I don't know about you, but when I'm truly honest with myself, I often find myself saying "give yourself grace" as an excuse for my sin, rather than something to motivate me out of my sin.

When I lose my temper with my children from impatience, or choose to ignore the dishes in the sink out of laziness, or tear apart my post-partum body out of insecurity, then tell myself, "It's okay that I do this, I'll be better tomorrow, don't worry about it, give yourself grace." What I'm doing is coddling myself by excusing bad behavior and tolerating sin. "Giving yourself grace" skips one giant, vital, all-important step: repentance.
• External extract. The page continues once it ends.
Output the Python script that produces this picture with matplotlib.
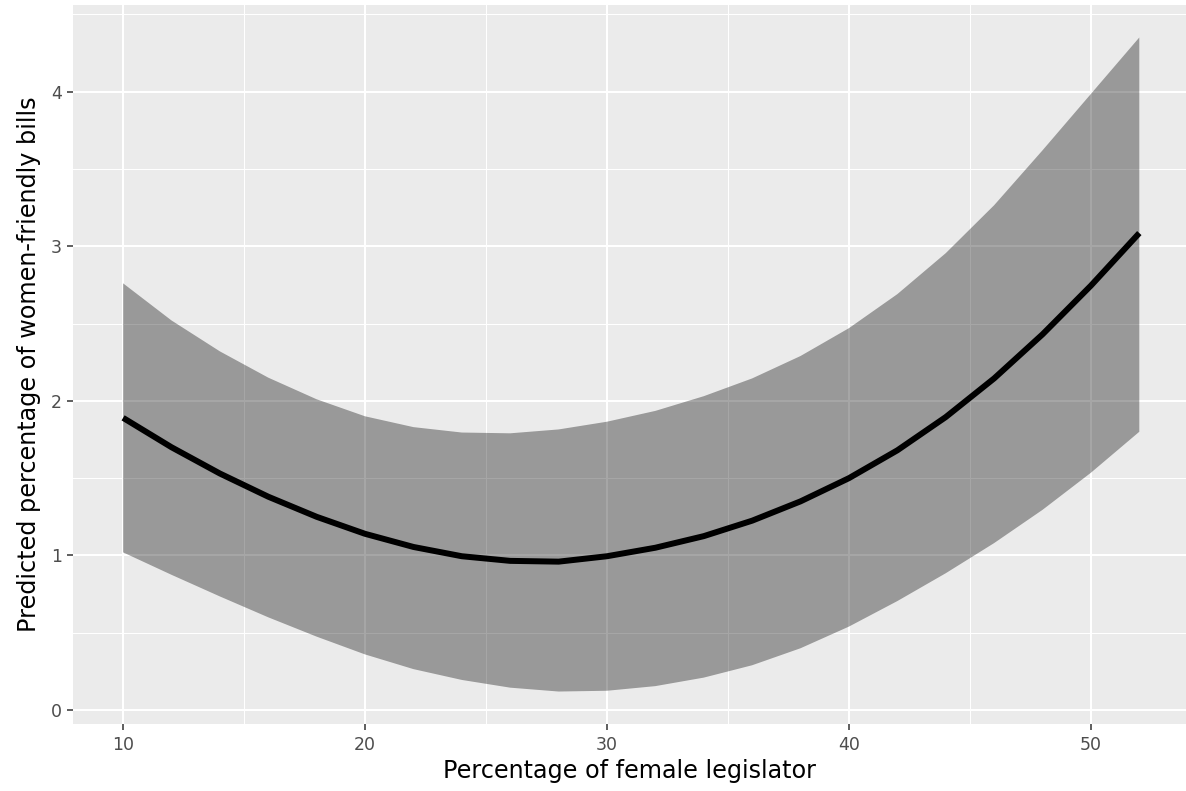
import numpy as np
import matplotlib
matplotlib.use("Agg")
import matplotlib.pyplot as plt
from matplotlib.ticker import MultipleLocator

# percentage of female legislators (x) and predicted values
pct_female = [10, 12, 14, 16, 18, 20, 22, 24, 26, 28, 30,
              32, 34, 36, 38, 40, 42, 44, 46, 48, 50, 52]
predicted = [1.89, 1.70, 1.53, 1.38, 1.25, 1.14, 1.055, 0.995, 0.965, 0.96, 0.995,
             1.05, 1.125, 1.225, 1.35, 1.50, 1.68, 1.895, 2.145, 2.43, 2.745, 3.085]
upper_ci = [2.76, 2.52, 2.32, 2.15, 2.01, 1.90, 1.83, 1.795, 1.79, 1.815, 1.865,
            1.935, 2.03, 2.145, 2.29, 2.47, 2.69, 2.955, 3.265, 3.62, 3.985, 4.35]
lower_ci = [1.02, 0.875, 0.735, 0.60, 0.475, 0.36, 0.265, 0.195, 0.145, 0.12, 0.125,
            0.155, 0.21, 0.29, 0.40, 0.54, 0.705, 0.885, 1.08, 1.295, 1.535, 1.80]

x_ticks = [10, 20, 30, 40, 50]
y_ticks = [0, 1, 2, 3, 4]

W, H = 1186, 791
fig = plt.figure(figsize=(W / 100, H / 100), dpi=100)
fig.patch.set_facecolor("white")
ax = fig.add_axes([73 / W, (H - 724) / H, 1 - 73 / W, (724 - 5) / H])

ax.set_facecolor("#EBEBEB")
for s in ax.spines.values():
    s.set_visible(False)

ax.set_xlim(7.93, 53.93)
ax.set_ylim(-0.09, 4.56)
ax.set_xticks(x_ticks)
ax.set_yticks(y_ticks)
ax.xaxis.set_minor_locator(MultipleLocator(5))
ax.yaxis.set_minor_locator(MultipleLocator(0.5))

ax.grid(which="major", color="white", linewidth=1.5)
ax.grid(which="minor", color="white", linewidth=0.75)
ax.set_axisbelow(True)

ax.tick_params(which="major", length=4, width=1.1, color="#333333",
               labelcolor="#4D4D4D", labelsize=12.5)
ax.tick_params(axis="x", which="major", pad=5)
ax.tick_params(axis="y", which="major", pad=4)
ax.tick_params(which="minor", length=0)

ax.fill_between(pct_female, lower_ci, upper_ci, facecolor="black",
                alpha=0.35, linewidth=0)
ax.plot(pct_female, predicted, color="black", linewidth=4.3,
        solid_capstyle="butt", solid_joinstyle="round")

ax.set_xlabel("Percentage of female legislator", fontsize=17.2,
              color="black", labelpad=3)
ax.set_ylabel("Predicted percentage of women-friendly bills", fontsize=17.2,
              color="black", labelpad=7)

fig.savefig("out.png", dpi=100)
Self-grace isn't true grace at all - it's taking the grace right out of grace, to a point it no longer has any meaning. It's cheapening grace - effectively disgracing, grace.

Cheap grace ignores repentance. Cheap grace ignores the cross. Cheap grace ignores our need for forgiveness. Cheap grace ignores the beautiful, sacrificial redemption story.

Because when you truly understand what Jesus Christ crucified has done for you - when you understand the full weight of your sin and what grace cost: the pain, the suffering, the undeserved wrath poured out on the Son - you will no longer use grace as an excuse to sin in your heart or actions. 

We are not able to pardon ourselves with self-imposed grace, it is based purely on the will and good pleasure of God. Grace doesn't mean you did a little something here or there or even a little bit, grace means you did NOTHING - least of all to impart it on yourself.

Moms, grace isn't about giving yourself anything - it's about receiving and accepting the work that's already been completed on the cross.  We don't give ourselves grace, we accept the grace that has been given to us by God.

And that is true good news. Because time and time again, we will fail – we cannot be perfect moms – but the gospel of grace brings us back to the cross to refine us, transform us and make us new.  It is his grace from beginning to end. It is his grace forever and for always. It is his grace alone.

Come stand in the grace offered to you.